Types of EU free trade agreement
The first are agreements in its direct neighbourhood where it literally exports its regulations: in an almost blanket way, as in the EEA arrangement with Norway, Iceland and Liechtenstein; or only in selected areas, as with its Deep and Comprehensive Free Trade Agreement with Ukraine, or its various agreements with Switzerland. Turkey is part of the EU’s customs union except in agriculture, and Turkey applies EU technical industrial standards.
The second type are ‘classic’ free trade agreements where the EU seeks regulatory cooperative arrangements and refers to international technical standards or international conventions in chapters dedicated to issues like the environment or intellectual property. Examples are CETA with Canada or the 2011 EU Korea free trade agreement.
There is little room to negotiate an agreement that deviates significantly from these models. This is due to the EU’s constitution (e.g. the Four Freedoms) the ’bureaucratic’ way the Commission works, and also political constraints: member states need to build consensus before change can take place.
Given the UK’s current alignment with EU law many believe it will be easy to negotiate a free trade agreement with the EU following a ‘hard Brexit’ involving exit from the customs union and the single market. The Withdrawal Bill currently under preparation aims to replicate EU law to the letter. In such a context, zero tariffs and mutual recognition of standards across the board should be an easy deal, some believe.
Although the Withdrawal Bill replicates EU law, the UK will most likely not have new or upgraded supervisory bodies ready to ensure compliance with EU standards. This means the EU will not be in a position to simply let any new British product enter the EU27. It will take time before the EU recognises the institution that will replace, say, the European Food Safety Agency, EFSA.
Britain also needs to decide if it wants to remain in the EU’s key standardisation bodies such as CEN and CENELEC. But that can only happen as part of a wide ranging trade arrangement with the EU. If the UK leaves these bodies in 2019, it is not clear when, if at all, the EU will recognise whatever standardisation body emerges in Britain – even if on paper Britain produces according to EU laws and standards.
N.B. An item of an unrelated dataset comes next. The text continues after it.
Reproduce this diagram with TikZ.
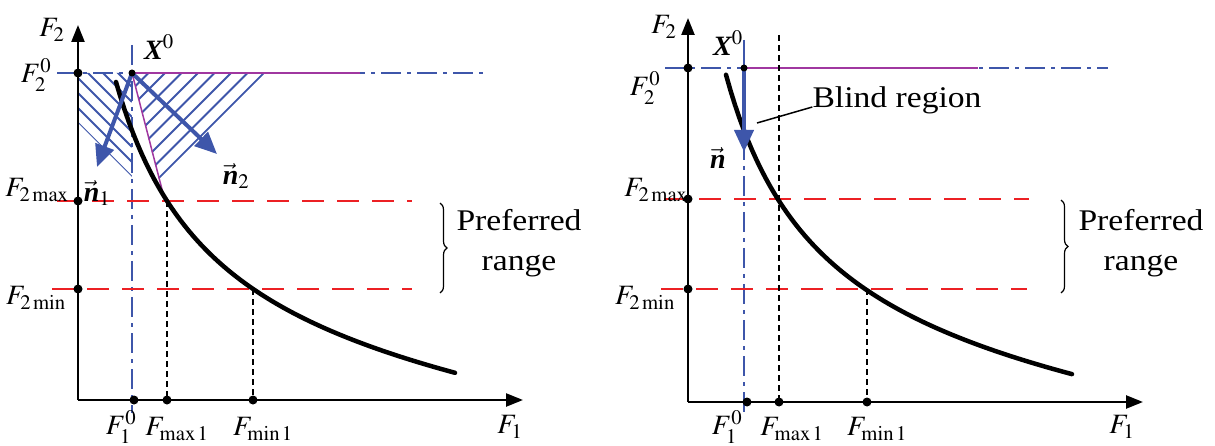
\documentclass[tikz,border=0pt]{standalone}
\usepackage{mathptmx}
\usepackage{fontspec}
\setmainfont{Liberation Serif}
\newfontfamily\widefont[FakeStretch=1.12]{Liberation Serif}
\usetikzlibrary{arrows.meta,decorations.pathreplacing}
\definecolor{axisblue}{RGB}{62,86,170}
\definecolor{conemag}{RGB}{160,55,160}
\definecolor{limred}{RGB}{236,32,36}

\tikzset{
  axisline/.style={line width=2.4pt, -{Triangle[length=17pt,width=13pt]}},
  dot/.style={circle, fill=black, inner sep=0pt, minimum size=9pt},
  refline/.style={axisblue, line width=1.6pt, dash pattern=on 20pt off 6pt on 4pt off 6pt},
  limline/.style={limred, line width=2pt, dash pattern=on 22pt off 13pt},
  dropline/.style={black, line width=1.6pt, dash pattern=on 6pt off 4pt},
  hatch/.style={axisblue, line width=1.8pt},
  conebound/.style={conemag, line width=1.5pt},
  normvec/.style={axisblue, line width=4pt, -{Triangle[length=22pt,width=19pt]}},
  frontier/.style={line width=4.5pt, line cap=round},
  rangebrace/.style={decorate, decoration={brace, amplitude=7pt}, line width=1.2pt},
  lab/.style={font=\fontsize{28}{30}\selectfont, inner sep=0pt},
  txt/.style={font=\widefont\fontsize{30}{40}\selectfont, inner sep=0pt, align=center},
}
\newcommand{\bvec}[1]{\vec{\mbox{\bfseries\itshape #1}}}

\begin{document}
\begin{tikzpicture}[x=1pt,y=-1pt]
\useasboundingbox (0,0) rectangle (1215,446);

% ---------- left panel: two normals ----------
\coordinate (o1) at (78,400);
\coordinate (x01) at (132,73);
\coordinate (pmax1) at (167,201);
\coordinate (pmin1) at (253,289);

% hatched cones
\begin{scope}
  \clip (78,73) -- (x01) -- (132,177) -- (78,123) -- cycle;
  \foreach \k in {0,...,7}
    \draw[hatch] (132,177-15*\k) -- ++(-120,-120);
\end{scope}
\begin{scope}
  \clip (x01) -- (266,72) -- (159,179) -- (158,177) -- cycle;
  \foreach \k in {0,...,7}
    \draw[hatch] (264-16.5*\k,73) -- ++(-120,120);
\end{scope}

\draw[refline] (57,73) -- (488,73);
\draw[refline] (132,45) -- (132,413);
\draw[limline] (57,201) -- (412,201);
\draw[limline] (52,289) -- (412,289);
\draw[conebound] (x01) -- (360,73);
\draw[conebound] (x01) -- (165,201);
\draw[dropline] (pmax1) -- (pmax1 |- o1);
\draw[dropline] (pmin1) -- (pmin1 |- o1);

\draw[axisline] (o1) -- (78,25);
\draw[axisline] (o1) -- (523,400);

\draw[frontier] plot[domain=116:455, samples=80]
  (\x, {397.3 - 314.42/((\x-20)/100) + 0.105*\x});

\coordinate (n1tip) at (97,167);
\coordinate (n2tip) at (217,154);
\draw[normvec] (x01) -- (n1tip);
\draw[normvec] (x01) -- (n2tip);

\node[dot] (d20a) at (78,73) {};
\node[dot] (dmaxa) at (78,201) {};
\node[dot] (dmina) at (78,289) {};
\node[dot] (d10a) at (134,400) {};
\node[dot] (dx1a) at (pmax1 |- o1) {};
\node[dot] (dx2a) at (pmin1 |- o1) {};
\node[dot, minimum size=7pt] (dx0a) at (x01) {};

\node[lab] (lf2a) at (52,30) {$F_2$};
\node[lab] (lf20a) at (36,75) {$F_2^0$};
\node[lab] (lf2maxa) at (37,190) {$F_{2\,\mathrm{max}}$};
\node[lab] (lf2mina) at (36,298) {$F_{2\,\mathrm{min}}$};
\node[lab] (lx0a) at (159,47) {$\mbox{\bfseries\itshape X}^0$};
\node[lab] (ln1) at (97,193) {$\bvec{n}_1$};
\node[lab] (ln2) at (236,176) {$\bvec{n}_2$};
\node[lab] (lf10a) at (121,427) {$F_1^0$};
\node[lab] (lfmaxa) at (177,429) {$F_{\mathrm{max}\,1}$};
\node[lab] (lfmina) at (263,429) {$F_{\mathrm{min}\,1}$};
\node[lab] (lf1a) at (510,427) {$F_1$};
\draw[rangebrace] (440,203) -- (440,293);
\node[txt] (prefa) at (519,243) {Preferred\\range};

% ---------- right panel: blind region ----------
\coordinate (o2) at (688,402);
\coordinate (x02) at (744,68);
\coordinate (pmax2) at (779,200);
\coordinate (pmin2) at (867,289);

\draw[refline] (665,68) -- (1108,68);
\draw[axisblue, line width=1.6pt] (744,40) -- (x02);
\draw[refline] (x02) -- (744,413);
\draw[limline] (664,199) -- (1029,199);
\draw[limline] (661,289) -- (1027,289);
\draw[conebound] (x02) -- (978,68);
\draw[dropline] (779,35) -- (pmax2 |- o2);
\draw[dropline] (pmin2) -- (pmin2 |- o2);

\draw[axisline] (o2) -- (688,18);
\draw[axisline] (o2) -- (1143,402);

\draw[frontier] plot[domain=726:1072, samples=80]
  (\x, {397.3 - 314.42/((\x-632)/100) + 0.105*(\x-612)});

\coordinate (ntip) at (744,152);
\draw[normvec] (x02) -- (ntip);

\node[dot] (d20b) at (688,68) {};
\node[dot] (dmaxb) at (688,199) {};
\node[dot] (dminb) at (688,289) {};
\node[dot] (d10b) at (747,402) {};
\node[dot] (dx1b) at (pmax2 |- o2) {};
\node[dot] (dx2b) at (pmin2 |- o2) {};
\node[dot, minimum size=7pt] (dx0b) at (x02) {};

\node[lab] (lf2b) at (664,27) {$F_2$};
\node[lab] (lf20b) at (645,88) {$F_2^0$};
\node[lab] (lf2maxb) at (656,190) {$F_{2\,\mathrm{max}}$};
\node[lab] (lf2minb) at (645,298) {$F_{2\,\mathrm{min}}$};
\node[lab] (lx0b) at (728,43) {$\mbox{\bfseries\itshape X}^0$};
\node[lab] (ln) at (718,158) {$\bvec{n}$};
\node[lab] (lf10b) at (727,427) {$F_1^0$};
\node[lab] (lfmaxb) at (792,429) {$F_{\mathrm{max}\,1}$};
\node[lab] (lfminb) at (877,429) {$F_{\mathrm{min}\,1}$};
\node[lab] (lf1b) at (1122,427) {$F_1$};

\node[txt] (blind) at (897,100) {Blind region};
\coordinate (lead) at (757,123);
\draw[line width=1.5pt] (lead) -- ([yshift=-7pt]blind.west);

\draw[rangebrace] (1061,200) -- (1061,293);
\node[txt] (prefb) at (1141,243) {Preferred\\range};
\end{tikzpicture}
\end{document}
If the UK continues to apply EU standards and sees them recognised by the EU, Britain will have little leeway to do a separate deal on standards with other countries in future – for example with the United States.
Brexit Britain has many of these binary choices to make. These will determine the final shape of a deal with the EU, not the nature of UK law.
In a world in which Britain wants to leave the EU’s customs union and the single market, the best option Brussels will be able to offer is a deal resembling that with Ukraine, the only agreement alongside the one with Turkey where no free movement applies. A Ukraine style deal would certainly not be favourable to Britain and would take time to negotiate.
EU business doesn’t want to see Britain go but all know there are difficult binary choices to be made. To date, the EU has shown that it is ready to make them.